• **Brief**: Transcribe the listing in full, excluding any pictures.

--- start Material provided ---

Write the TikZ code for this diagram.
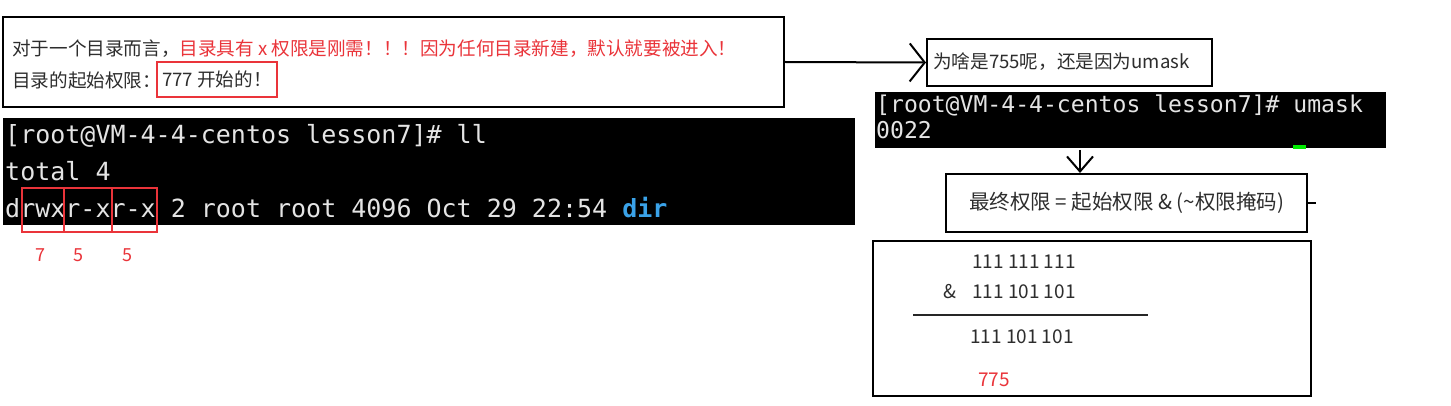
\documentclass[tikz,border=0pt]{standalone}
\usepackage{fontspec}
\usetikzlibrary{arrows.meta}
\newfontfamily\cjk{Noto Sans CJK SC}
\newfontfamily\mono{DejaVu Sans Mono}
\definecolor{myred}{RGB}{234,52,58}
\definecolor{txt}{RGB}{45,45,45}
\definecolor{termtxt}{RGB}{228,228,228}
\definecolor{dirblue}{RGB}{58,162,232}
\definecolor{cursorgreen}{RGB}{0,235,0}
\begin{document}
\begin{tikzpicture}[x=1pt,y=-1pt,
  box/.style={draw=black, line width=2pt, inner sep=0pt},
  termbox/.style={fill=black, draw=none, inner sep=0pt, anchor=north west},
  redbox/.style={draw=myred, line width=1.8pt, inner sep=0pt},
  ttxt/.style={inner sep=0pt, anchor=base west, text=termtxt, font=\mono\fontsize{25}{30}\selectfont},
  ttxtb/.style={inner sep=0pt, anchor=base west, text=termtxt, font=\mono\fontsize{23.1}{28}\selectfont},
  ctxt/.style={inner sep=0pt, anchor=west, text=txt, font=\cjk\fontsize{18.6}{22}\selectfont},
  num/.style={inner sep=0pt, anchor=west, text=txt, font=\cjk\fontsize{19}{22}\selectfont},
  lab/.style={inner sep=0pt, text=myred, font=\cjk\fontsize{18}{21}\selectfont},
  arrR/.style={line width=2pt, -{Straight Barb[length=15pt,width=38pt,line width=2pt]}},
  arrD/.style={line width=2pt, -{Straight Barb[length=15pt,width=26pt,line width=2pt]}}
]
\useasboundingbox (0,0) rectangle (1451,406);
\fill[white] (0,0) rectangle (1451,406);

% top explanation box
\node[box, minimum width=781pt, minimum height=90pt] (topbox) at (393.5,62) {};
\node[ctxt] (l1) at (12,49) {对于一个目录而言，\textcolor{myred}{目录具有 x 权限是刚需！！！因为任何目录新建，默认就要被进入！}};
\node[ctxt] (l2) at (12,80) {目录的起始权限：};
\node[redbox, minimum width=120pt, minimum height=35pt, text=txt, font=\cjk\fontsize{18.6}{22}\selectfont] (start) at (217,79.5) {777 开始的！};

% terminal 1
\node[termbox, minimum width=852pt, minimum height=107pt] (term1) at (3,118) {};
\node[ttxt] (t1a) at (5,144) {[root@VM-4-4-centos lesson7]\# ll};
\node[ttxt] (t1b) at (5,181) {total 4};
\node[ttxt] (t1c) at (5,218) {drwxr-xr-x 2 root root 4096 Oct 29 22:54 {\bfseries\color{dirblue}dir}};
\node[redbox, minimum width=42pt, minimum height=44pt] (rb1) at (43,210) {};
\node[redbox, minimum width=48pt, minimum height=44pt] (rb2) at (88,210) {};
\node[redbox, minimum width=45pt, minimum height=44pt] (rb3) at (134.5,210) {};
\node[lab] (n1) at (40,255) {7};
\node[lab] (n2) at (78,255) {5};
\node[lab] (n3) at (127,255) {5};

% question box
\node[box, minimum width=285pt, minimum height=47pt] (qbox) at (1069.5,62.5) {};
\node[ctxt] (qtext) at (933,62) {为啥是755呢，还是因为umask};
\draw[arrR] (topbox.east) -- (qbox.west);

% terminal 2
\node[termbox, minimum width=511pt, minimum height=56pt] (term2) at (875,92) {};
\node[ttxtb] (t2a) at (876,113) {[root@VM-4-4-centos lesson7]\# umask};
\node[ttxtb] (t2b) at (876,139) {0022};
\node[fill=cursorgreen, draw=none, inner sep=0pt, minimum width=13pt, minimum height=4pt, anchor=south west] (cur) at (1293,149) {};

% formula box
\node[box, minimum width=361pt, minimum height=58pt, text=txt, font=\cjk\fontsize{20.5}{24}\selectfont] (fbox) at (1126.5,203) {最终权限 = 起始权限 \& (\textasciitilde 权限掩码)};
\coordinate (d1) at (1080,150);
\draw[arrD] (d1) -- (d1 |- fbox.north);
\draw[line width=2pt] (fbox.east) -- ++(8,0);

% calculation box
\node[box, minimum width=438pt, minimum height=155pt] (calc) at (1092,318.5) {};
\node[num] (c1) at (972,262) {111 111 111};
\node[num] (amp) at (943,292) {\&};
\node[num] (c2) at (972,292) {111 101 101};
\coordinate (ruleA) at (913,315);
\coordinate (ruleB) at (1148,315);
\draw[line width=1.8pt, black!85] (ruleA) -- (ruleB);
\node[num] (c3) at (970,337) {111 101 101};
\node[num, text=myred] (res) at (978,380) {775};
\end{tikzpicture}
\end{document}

--- end Material provided ---

• **Task solution**:
Write the TikZ code for this diagram.
\documentclass[tikz,border=0pt]{standalone}
\usepackage{fontspec}
\usetikzlibrary{arrows.meta}
\newfontfamily\cjk{Noto Sans CJK SC}
\newfontfamily\mono{DejaVu Sans Mono}
\definecolor{myred}{RGB}{234,52,58}
\definecolor{txt}{RGB}{45,45,45}
\definecolor{termtxt}{RGB}{228,228,228}
\definecolor{dirblue}{RGB}{58,162,232}
\definecolor{cursorgreen}{RGB}{0,235,0}
\begin{document}
\begin{tikzpicture}[x=1pt,y=-1pt,
  box/.style={draw=black, line width=2pt, inner sep=0pt},
  termbox/.style={fill=black, draw=none, inner sep=0pt, anchor=north west},
  redbox/.style={draw=myred, line width=1.8pt, inner sep=0pt},
  ttxt/.style={inner sep=0pt, anchor=base west, text=termtxt, font=\mono\fontsize{25}{30}\selectfont},
  ttxtb/.style={inner sep=0pt, anchor=base west, text=termtxt, font=\mono\fontsize{23.1}{28}\selectfont},
  ctxt/.style={inner sep=0pt, anchor=west, text=txt, font=\cjk\fontsize{18.6}{22}\selectfont},
  num/.style={inner sep=0pt, anchor=west, text=txt, font=\cjk\fontsize{19}{22}\selectfont},
  lab/.style={inner sep=0pt, text=myred, font=\cjk\fontsize{18}{21}\selectfont},
  arrR/.style={line width=2pt, -{Straight Barb[length=15pt,width=38pt,line width=2pt]}},
  arrD/.style={line width=2pt, -{Straight Barb[length=15pt,width=26pt,line width=2pt]}}
]
\useasboundingbox (0,0) rectangle (1451,406);
\fill[white] (0,0) rectangle (1451,406);

% top explanation box
\node[box, minimum width=781pt, minimum height=90pt] (topbox) at (393.5,62) {};
\node[ctxt] (l1) at (12,49) {对于一个目录而言，\textcolor{myred}{目录具有 x 权限是刚需！！！因为任何目录新建，默认就要被进入！}};
\node[ctxt] (l2) at (12,80) {目录的起始权限：};
\node[redbox, minimum width=120pt, minimum height=35pt, text=txt, font=\cjk\fontsize{18.6}{22}\selectfont] (start) at (217,79.5) {777 开始的！};

% terminal 1
\node[termbox, minimum width=852pt, minimum height=107pt] (term1) at (3,118) {};
\node[ttxt] (t1a) at (5,144) {[root@VM-4-4-centos lesson7]\# ll};
\node[ttxt] (t1b) at (5,181) {total 4};
\node[ttxt] (t1c) at (5,218) {drwxr-xr-x 2 root root 4096 Oct 29 22:54 {\bfseries\color{dirblue}dir}};
\node[redbox, minimum width=42pt, minimum height=44pt] (rb1) at (43,210) {};
\node[redbox, minimum width=48pt, minimum height=44pt] (rb2) at (88,210) {};
\node[redbox, minimum width=45pt, minimum height=44pt] (rb3) at (134.5,210) {};
\node[lab] (n1) at (40,255) {7};
\node[lab] (n2) at (78,255) {5};
\node[lab] (n3) at (127,255) {5};

% question box
\node[box, minimum width=285pt, minimum height=47pt] (qbox) at (1069.5,62.5) {};
\node[ctxt] (qtext) at (933,62) {为啥是755呢，还是因为umask};
\draw[arrR] (topbox.east) -- (qbox.west);

% terminal 2
\node[termbox, minimum width=511pt, minimum height=56pt] (term2) at (875,92) {};
\node[ttxtb] (t2a) at (876,113) {[root@VM-4-4-centos lesson7]\# umask};
\node[ttxtb] (t2b) at (876,139) {0022};
\node[fill=cursorgreen, draw=none, inner sep=0pt, minimum width=13pt, minimum height=4pt, anchor=south west] (cur) at (1293,149) {};

% formula box
\node[box, minimum width=361pt, minimum height=58pt, text=txt, font=\cjk\fontsize{20.5}{24}\selectfont] (fbox) at (1126.5,203) {最终权限 = 起始权限 \& (\textasciitilde 权限掩码)};
\coordinate (d1) at (1080,150);
\draw[arrD] (d1) -- (d1 |- fbox.north);
\draw[line width=2pt] (fbox.east) -- ++(8,0);

% calculation box
\node[box, minimum width=438pt, minimum height=155pt] (calc) at (1092,318.5) {};
\node[num] (c1) at (972,262) {111 111 111};
\node[num] (amp) at (943,292) {\&};
\node[num] (c2) at (972,292) {111 101 101};
\coordinate (ruleA) at (913,315);
\coordinate (ruleB) at (1148,315);
\draw[line width=1.8pt, black!85] (ruleA) -- (ruleB);
\node[num] (c3) at (970,337) {111 101 101};
\node[num, text=myred] (res) at (978,380) {775};
\end{tikzpicture}
\end{document}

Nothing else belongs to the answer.